Kim Strassel of the WSJ states her case:
1) Consider North Dakota. A recent Zogby poll showed 28% (you read that right) of state voters support “reform.” A full 40% said they’d be less likely to vote for Democratic Sen. Byron Dorgan next year if he supports a bill. In a theoretical matchup with Republican Gov. John Hoeven (who has yet to announce), Mr. Hoeven wins 55% to 36%. Mr. Dorgan has been in the Senate 17 years; he won his last election with 68% of the vote.
2) In Arkansas, 32% support this health-care legislation. Sen. Blanche Lincoln, also running next year, trails challengers by more than 50 points among the 56% of voters who strongly disapprove of the health plan.
3) Senate Majority Leader Harry Reid, the public face of health reform, can barely break 38% approval in Nevada.

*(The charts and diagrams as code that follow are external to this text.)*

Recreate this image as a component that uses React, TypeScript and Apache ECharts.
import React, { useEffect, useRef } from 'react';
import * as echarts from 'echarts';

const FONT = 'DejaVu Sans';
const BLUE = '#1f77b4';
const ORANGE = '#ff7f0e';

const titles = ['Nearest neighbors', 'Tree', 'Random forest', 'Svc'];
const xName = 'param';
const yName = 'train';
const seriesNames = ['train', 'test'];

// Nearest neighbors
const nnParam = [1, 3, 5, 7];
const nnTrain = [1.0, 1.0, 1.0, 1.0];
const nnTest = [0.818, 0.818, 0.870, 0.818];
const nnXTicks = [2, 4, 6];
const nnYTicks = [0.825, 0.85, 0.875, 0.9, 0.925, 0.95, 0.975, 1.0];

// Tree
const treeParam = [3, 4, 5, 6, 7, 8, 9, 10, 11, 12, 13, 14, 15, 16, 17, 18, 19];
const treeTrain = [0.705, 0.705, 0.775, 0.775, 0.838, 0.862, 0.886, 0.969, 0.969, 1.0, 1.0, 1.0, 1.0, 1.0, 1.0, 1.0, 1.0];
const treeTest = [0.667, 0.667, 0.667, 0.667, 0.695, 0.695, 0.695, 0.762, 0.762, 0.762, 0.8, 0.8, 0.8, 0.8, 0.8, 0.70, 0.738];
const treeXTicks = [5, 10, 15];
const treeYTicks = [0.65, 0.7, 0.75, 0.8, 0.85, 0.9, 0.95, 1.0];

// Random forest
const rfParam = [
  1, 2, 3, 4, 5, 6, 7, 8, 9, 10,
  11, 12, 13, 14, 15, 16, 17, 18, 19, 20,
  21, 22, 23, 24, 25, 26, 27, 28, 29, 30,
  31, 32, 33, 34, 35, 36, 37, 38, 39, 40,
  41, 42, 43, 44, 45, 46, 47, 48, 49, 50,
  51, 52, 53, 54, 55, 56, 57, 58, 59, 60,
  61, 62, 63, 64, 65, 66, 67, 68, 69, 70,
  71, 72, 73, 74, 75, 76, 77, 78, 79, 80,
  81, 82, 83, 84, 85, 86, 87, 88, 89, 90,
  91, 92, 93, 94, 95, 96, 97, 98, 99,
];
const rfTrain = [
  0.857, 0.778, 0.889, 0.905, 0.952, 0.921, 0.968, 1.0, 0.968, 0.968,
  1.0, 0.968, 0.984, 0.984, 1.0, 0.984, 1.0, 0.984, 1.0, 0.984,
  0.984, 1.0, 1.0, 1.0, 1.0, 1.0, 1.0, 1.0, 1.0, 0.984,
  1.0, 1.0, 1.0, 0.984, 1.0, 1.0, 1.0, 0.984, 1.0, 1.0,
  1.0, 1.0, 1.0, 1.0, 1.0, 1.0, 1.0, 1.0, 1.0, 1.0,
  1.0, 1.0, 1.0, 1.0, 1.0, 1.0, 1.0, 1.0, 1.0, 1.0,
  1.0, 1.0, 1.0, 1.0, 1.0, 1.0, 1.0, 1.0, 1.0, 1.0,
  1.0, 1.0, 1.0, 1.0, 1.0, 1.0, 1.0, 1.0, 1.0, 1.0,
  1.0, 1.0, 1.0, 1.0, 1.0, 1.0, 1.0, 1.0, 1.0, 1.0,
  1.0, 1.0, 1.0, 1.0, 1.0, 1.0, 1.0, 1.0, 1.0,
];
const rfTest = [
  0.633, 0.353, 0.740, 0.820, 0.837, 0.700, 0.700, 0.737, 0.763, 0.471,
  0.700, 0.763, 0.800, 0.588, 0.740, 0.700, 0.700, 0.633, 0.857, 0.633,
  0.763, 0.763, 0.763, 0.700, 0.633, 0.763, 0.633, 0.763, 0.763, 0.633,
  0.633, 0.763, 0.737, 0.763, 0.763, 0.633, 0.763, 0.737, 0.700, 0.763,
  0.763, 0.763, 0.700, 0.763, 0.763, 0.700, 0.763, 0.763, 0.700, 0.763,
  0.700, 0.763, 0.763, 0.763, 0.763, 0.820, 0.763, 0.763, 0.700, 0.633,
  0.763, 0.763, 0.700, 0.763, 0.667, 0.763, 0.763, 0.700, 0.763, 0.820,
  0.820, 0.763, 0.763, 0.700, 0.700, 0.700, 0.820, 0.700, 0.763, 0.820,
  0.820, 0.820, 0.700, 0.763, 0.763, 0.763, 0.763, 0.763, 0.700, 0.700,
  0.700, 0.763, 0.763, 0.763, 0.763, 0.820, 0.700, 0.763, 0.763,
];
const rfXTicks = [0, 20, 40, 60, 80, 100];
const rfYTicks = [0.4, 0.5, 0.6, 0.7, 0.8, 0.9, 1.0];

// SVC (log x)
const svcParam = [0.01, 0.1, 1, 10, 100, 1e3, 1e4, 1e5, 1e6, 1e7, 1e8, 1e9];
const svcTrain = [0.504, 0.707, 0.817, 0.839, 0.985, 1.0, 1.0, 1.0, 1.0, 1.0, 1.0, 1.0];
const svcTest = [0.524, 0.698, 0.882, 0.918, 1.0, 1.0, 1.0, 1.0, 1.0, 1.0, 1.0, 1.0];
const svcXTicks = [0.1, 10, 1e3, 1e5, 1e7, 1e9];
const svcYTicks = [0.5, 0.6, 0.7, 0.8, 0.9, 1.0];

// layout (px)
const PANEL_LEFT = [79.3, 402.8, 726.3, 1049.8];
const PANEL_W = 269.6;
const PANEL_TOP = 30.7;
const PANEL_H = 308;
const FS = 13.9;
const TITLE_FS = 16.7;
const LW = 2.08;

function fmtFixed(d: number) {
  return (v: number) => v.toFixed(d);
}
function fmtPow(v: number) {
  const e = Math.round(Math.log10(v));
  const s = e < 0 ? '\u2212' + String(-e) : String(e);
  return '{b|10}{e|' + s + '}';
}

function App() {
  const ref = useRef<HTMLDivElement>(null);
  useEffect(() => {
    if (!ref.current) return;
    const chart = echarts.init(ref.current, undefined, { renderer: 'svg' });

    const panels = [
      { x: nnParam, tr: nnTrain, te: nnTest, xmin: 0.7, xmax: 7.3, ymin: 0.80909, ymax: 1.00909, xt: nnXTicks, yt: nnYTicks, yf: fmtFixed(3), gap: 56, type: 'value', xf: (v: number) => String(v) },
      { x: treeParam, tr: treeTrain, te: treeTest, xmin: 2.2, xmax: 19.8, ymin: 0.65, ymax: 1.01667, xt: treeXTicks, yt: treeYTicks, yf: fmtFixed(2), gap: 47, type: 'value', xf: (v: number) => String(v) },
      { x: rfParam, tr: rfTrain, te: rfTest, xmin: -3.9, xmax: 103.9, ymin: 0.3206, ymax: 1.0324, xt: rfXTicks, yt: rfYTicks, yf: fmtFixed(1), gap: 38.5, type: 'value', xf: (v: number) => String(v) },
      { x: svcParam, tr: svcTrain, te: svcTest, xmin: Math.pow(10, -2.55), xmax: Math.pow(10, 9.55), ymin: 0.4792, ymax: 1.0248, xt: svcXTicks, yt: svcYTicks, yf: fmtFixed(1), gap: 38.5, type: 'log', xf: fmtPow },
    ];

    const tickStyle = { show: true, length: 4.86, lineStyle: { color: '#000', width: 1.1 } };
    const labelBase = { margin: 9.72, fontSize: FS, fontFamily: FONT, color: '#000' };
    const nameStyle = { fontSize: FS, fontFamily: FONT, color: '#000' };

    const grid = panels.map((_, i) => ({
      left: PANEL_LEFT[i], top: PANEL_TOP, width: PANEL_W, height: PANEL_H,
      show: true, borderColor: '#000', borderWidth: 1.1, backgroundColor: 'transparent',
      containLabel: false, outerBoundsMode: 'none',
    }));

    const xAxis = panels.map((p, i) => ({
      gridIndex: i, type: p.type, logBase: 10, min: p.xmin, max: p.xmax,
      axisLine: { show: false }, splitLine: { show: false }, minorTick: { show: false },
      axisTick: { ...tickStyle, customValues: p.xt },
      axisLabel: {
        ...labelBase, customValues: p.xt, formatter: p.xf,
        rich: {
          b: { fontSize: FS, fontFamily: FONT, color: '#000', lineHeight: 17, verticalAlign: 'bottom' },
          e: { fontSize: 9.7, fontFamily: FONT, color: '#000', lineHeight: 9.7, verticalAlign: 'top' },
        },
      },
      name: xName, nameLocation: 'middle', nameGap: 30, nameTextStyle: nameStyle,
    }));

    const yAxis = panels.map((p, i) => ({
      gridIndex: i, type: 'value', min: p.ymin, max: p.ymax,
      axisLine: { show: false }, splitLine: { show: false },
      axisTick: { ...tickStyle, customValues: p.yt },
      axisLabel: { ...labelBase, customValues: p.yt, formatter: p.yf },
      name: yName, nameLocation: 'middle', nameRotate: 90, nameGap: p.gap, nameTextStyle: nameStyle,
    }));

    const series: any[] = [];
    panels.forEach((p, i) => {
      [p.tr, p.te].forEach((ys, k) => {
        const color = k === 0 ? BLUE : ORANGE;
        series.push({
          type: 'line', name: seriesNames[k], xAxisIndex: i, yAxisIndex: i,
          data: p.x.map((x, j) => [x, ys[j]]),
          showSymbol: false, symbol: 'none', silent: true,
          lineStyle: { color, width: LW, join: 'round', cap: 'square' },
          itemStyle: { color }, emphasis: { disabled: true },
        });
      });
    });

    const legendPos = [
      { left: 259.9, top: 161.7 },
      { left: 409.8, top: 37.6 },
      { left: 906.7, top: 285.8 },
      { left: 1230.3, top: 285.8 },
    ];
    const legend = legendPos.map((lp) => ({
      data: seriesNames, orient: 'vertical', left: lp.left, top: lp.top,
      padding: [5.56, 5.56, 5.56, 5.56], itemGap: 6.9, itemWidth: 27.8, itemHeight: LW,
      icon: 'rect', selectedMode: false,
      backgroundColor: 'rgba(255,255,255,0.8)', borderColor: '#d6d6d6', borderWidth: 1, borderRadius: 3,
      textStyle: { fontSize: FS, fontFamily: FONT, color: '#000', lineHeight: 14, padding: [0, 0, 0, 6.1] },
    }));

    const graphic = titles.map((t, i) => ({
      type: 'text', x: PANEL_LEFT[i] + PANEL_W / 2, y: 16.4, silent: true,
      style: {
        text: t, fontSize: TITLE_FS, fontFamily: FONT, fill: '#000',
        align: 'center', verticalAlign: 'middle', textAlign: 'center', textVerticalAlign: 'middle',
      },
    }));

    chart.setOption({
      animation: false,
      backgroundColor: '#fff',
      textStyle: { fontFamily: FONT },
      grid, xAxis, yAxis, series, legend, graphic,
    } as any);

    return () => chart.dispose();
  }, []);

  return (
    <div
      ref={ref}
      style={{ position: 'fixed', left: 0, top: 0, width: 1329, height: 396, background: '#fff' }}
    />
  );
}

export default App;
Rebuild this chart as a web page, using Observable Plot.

4) In Colorado, where 55% of voters oppose a health bill, appointed Democratic Sen. Michael Bennet told CNN he’d vote for a bill even if it “cost him his job.”
5) In deep-blue Delaware, 46% oppose the health plan. Democrats pounded Delaware GOP Rep. Mike Castle, running for Senate, for voting against the House bill. That vote has in fact kept Mr. Castle leading his expected opponent, Beau Biden, the vice president’s son.
6) In the past weeks, four well known House Democrats announced they will not run for re-election. All are longtime incumbents; one, Tennessee’s respected John Tanner, co-founded the Blue Dog coalition. These folks have seen the political handwriting on the wall.
So why the stubborn insistence on passing health reform? Think big. The liberal wing of the party—the Barney Franks, the David Obeys—are focused beyond November 2010, to the long-term political prize. They want a health-care program that inevitably leads to a value-added tax and a permanent welfare state. Big government then becomes fact, and another Ronald Reagan becomes impossible. See Continental Europe.
Me: Yup. Ds, who also no doubt think healthcare reform is good and moral policy, see a long-term political advantage. Indeed, they often talk about the structure of reform as more important than details. Those can come later. But change the structure of 1/6th (and climbing) of the nation’s economy and you change its politics, too.